Real Estate Reverie
Editor's Note: This piece was submitted to us by a reader, Ann Marie Brown, who is living in Merida and watching her house being built. Like many of us, she has watched the men work on her house in a way that is completely different from the way things are done "back home". We hope you enjoy this glimpse into the process of building and renovating real estate in Yucatan.
A Night Stroll
It's time for a leisurely stroll on this beautiful night in Merida. The full moon lights up the the white trim on the houses and quiet finally settles into this bustling city we call home. The street lights shine dimly along the uneven sidewalks as we head towards the Santiago market. The ice cream shop is open and children play on the swings and slides. Families gather in the park to enjoy the evening coolness. Elderly women and men sit outside the front doors of their homes with chairs facing each other. They chat and enjoy the cool breeze along with greeting us and other neighbors. Some lounge in their living rooms, you can hear the sound of a television coming through the open windows. We are headed to view our future home at night. We have not looked in on the house that we are building during the evening. This will be a first. We will not enter, but enjoy viewing it from across the street.
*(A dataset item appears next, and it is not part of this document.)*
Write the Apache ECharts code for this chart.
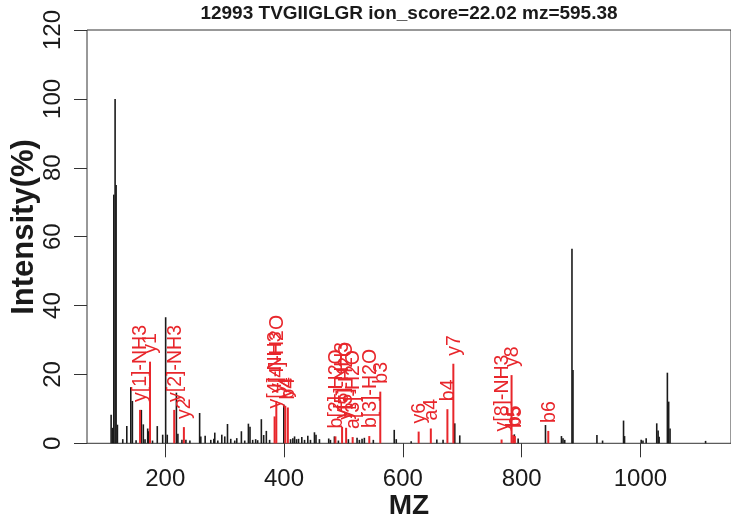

They are asleep. A dim light shines toward the back of the house. We see brightly colored hammocks swaying in the breeze that flows from the front of the house all the way to the back. This is their home, not yet ours.
The workers arrive early Monday morning atop a truck, all ten of them. They come from the pueblos. They appear to be so young, yet many are older than I think. It's hard for me to tell their ages. I am not of the same culture. These men are Maya. They have wives and children in the pueblos where they stay from Saturday afternoon until Monday morning. The rest of the time they work, eat and sleep in the place that I will eventually call my home.
For four months they have been digging out huge boulders and removing top soil so that the pool and the house extension can be built. The boulders they haul are huge, sometimes a full foot around. They are extremely heavy and yet these little tiny fellows, maybe not weighing more than 100 pounds, are able to haul them out of the ground. They stack them by size and then will use them for the foundation along with cement. The trees that they removed are cut into movable pieces and the small branches they have saved for fires on which they cook their daily meals. Nothing is wasted. All reusable stone is saved for the foundation. Topsoil is saved for when the gardens will be installed. A small outdoor tub is used for bathing and the water comes from a faucet that they have managed to connect to the cistern. I am amazed by their frugality and their resourcefulness.
Their skills have been handed down from other workers, not some school teacher or textbook. The foundations that they build look like pieces of art. The stones are beautifully assembled similar to a jigsaw puzzle and then cemented into place. Their eye for piecing together the walls is amazing. Their professionalism unquestionable.
I am awed by how gracious, caring and formal they are. If I walk on the property, they immediately grab their shirts and want to put them on. The culture is one of modesty. I cover my eyes, say "No hay problema, hay calor" and walk through. I greet them always and on my way out thank each and every one of the workers personally. I am so grateful to them. They give up so much of their lives just to make a meager living and support their families. Yet, they appear to be happy. They joke and laugh as they work. Theirs is a well-oiled team. There are no fancy bulldozers or equipment. Just the men, their shovels and picks. Pieces of wood are used to pry up and remove rocks. Wheelbarrows are run back and forth, piled high with stones and dirt. Ramps are made from pieces of wood left on the property. Large leftover plastic containers provide support for thin pieces of wood for a few benches. During their breaks, they eat and rest on the floor. One reads a newspaper, others chat during their lunch hour and some sleep. Lunch is around one o'clock when the temperature rises to an unbearable level. Work is best done early in the day before the temperature becomes searing. There is no shade in the areas where they work outside. Some work inside, removing the plaster from the walls so the channels can be made for the electrical and plumbing.
Elegance and Grace
I wish I spoke their language, I would love to know about their families. I hope they are happy at home, that their children and wives understand how difficult their lives are during their laborious week. I feel so distant from them and yet I adore them. How can such a simple and hard life be carried out with so much elegance and grace? Maybe I am romanticizing, and yet they appear to be incredibly happy while they are doing such hard labor.
At some point and time they will move on to another job, another site. I don't want to mourn that day yet. Other workers will appear to do finishing work, things that take much longer. But these men who endeared themselves to me will not fade from my memory. They are special.